Eine andere Schwäche der Geparden tritt ausgerechnet bei ihrer Spezialität, der Hetzjagd, deutlich zutage. Zwar sind die Raubkatzen mit einer Höchstgeschwindigkeit von bis zu 115 Kilometern pro Stunde und einer Beschleunigung von null auf hundert in vier Sekunden die schnellsten Landsäugetiere der Welt, sie zahlen dafür aber auch einen hohen Preis: Denn sie können das enorme Tempo nur wenige hundert Meter durchhalten. Schuld daran ist unter anderem ein relativ kleines Herz, das eine ausreichende Sauerstoffversorgung der Muskulatur über längere Zeit und damit extreme Ausdauerleistungen verhindert.
Die enorme körperliche Belastung bei der Jagd nach Gazellen und Antilopen lässt die vergleichsweise wenigen Muskeln der Geparden zudem schnell ermüden und die Körpertemperatur auf 41 °C ansteigen.
Ist die Beute erlegt, muss der Gepard daher vor dem Fressen oft erst einmal eine Pause einlegen und dem Körper die notwendige Erholung gönnen. Sehr zur Freude von Rivalen wie Löwen, Leoparden oder Hyänen, die dem verteidigungsunfähigen Geparden genau in diesem Moment die Beute abluchsen.
Mensch schuld am Aussterben der Geparden?
Alles nicht so schlimm, sollte man meinen. Neue Jagd, neues Glück. Doch so einfach ist die Sache nicht. Denn Geparden verfügen nur über begrenzte Energiereserven im Körper. Maximal vier Versuche haben sie, um die lebensnotwendige Beute zwischen die Pranken zu bekommen. Misslingt dies, sind die Energiespeicher leer und das Tier muss kläglich verhungern.

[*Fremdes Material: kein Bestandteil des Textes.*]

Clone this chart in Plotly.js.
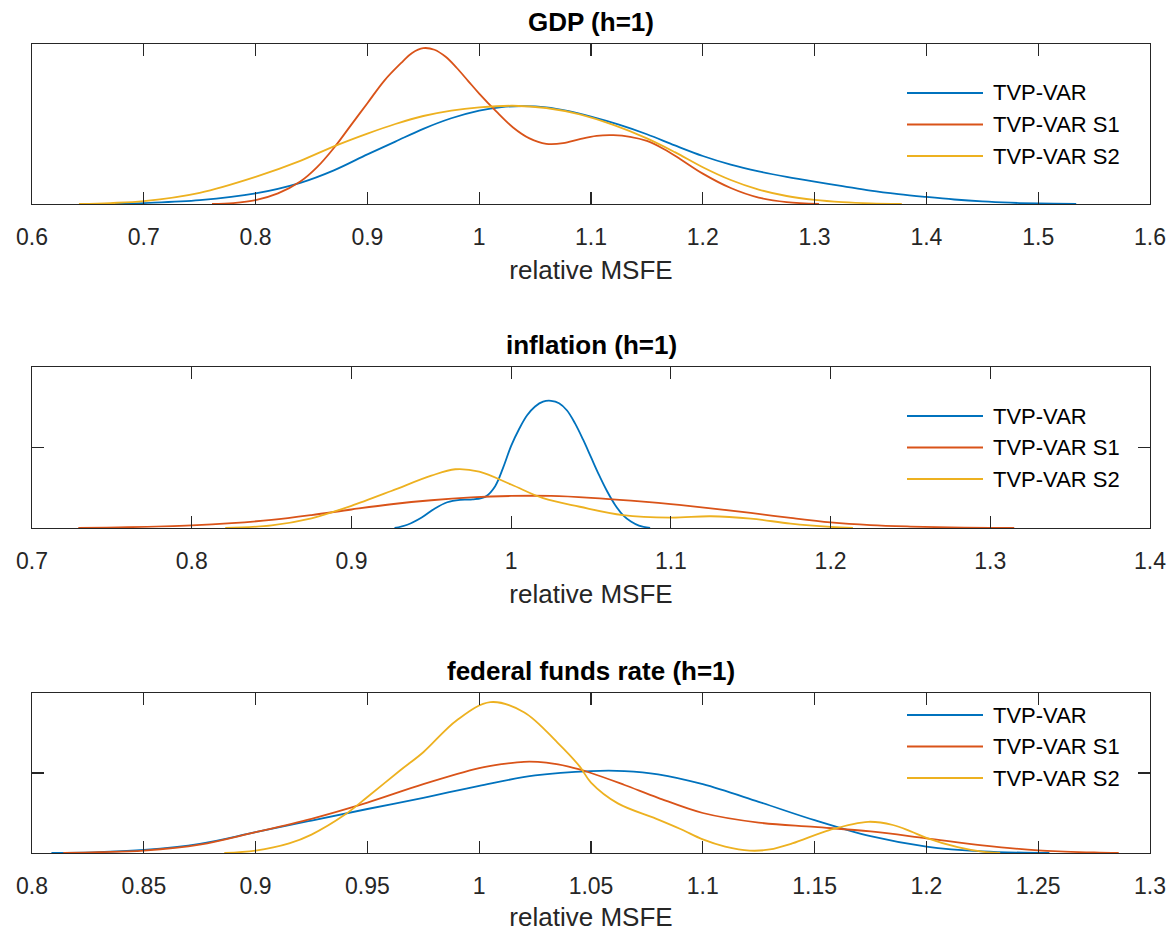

Doch all diese scheinbaren Fehler im System hindern den Geparden nicht daran, der Evolution ein Schnippchen zu schlagen und sich seinen Platz in der Natur zu sichern – bisher. Denn das Überleben der Raubkatzen auf der Erde ist längst zu einer Zitterpartie geworden. Aber nicht durch biologische Schwächen, sondern durch den Menschen: Raubtierjagd, Tourismus und die Beschneidung der Lebensräume haben mittlerweile dazu geführt, dass die Geparden auf der Roten Liste der vom Aussterben bedrohten Tierarten stehen. „Zwar sind alle wilden Raubkatzen gefährdet, aber um den Geparden steht es besonders schlecht“, beschreibt Hofer die Situation in der Berliner Zeitung.